Get a wood burner or soldering gun, not a little iron like you'd use for small work, the old style Weller that looked like a gun. Get some scrap plastic from a junk cover. Then you carefully melt and sort of cross stitch the plastic along the crack and slightly beyond the end adding additional plastic from say an old Honda side cover - after all, that's all a Honda is good for, right? Maybe even a VMax tank cover! The contamination will only knock a tenth or so off your Eliminator's quarter.
Definitely lightly sand and clean off the area to get rid of any substance that might affect the process. Get it down to clean plastic, then start the melting process.
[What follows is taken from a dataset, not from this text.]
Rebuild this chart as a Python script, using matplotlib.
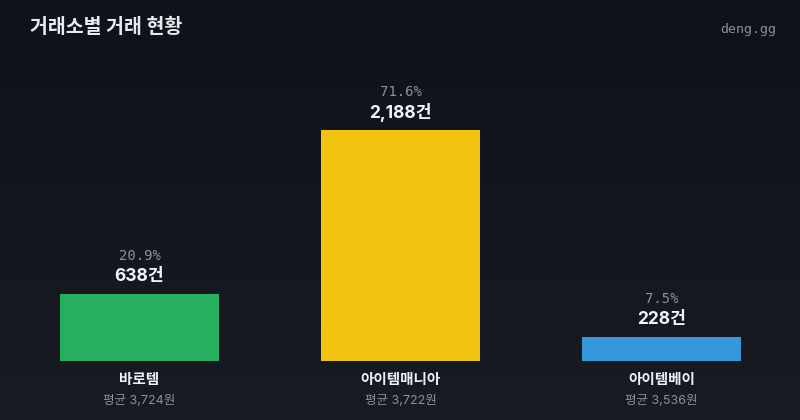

We melted broken pegs back on that way too, including slathering on some of that black plumbing ABS glue, the black is actually melted ABS. But there's no substituting for the wood burner job.
The shop and a couple of the guys did a number of "totalled" sportbikes we got, sometimes even cutting and fitting pieces in where bits were missing. We always let the customers know the bike body had repairs, we didn't screw with our livelihood by misleading people. There was a couple of CBRs and an Interceptor I remember. Some customers bikes too.
If you're really careful and don't melt too deep you can actually repair a crack that's started, but not to noticable on the paint side without repaint. If you're repainting you can really plow on the plastic and make it strong.
I actually took a CB900 tail and added plastic to it to fit it onto a modified SR500 seat to blend it for an RS750 flat track look seat.
Here's a shot showing I welded in thinner stock, the second shot shows you can't tell where it was done from the outside after sanding and a spot of glaze for a few pinholes.
Under no conditions did we ever use an epoxy or any sort of glue other than the ABS cement on hard plastic body parts. It didn't adhere on customers' bikes and we figured why screw with what works for us to experiment with what didn't work for others.
Hope that helps a bit. Be careful and methodic and you'll do well.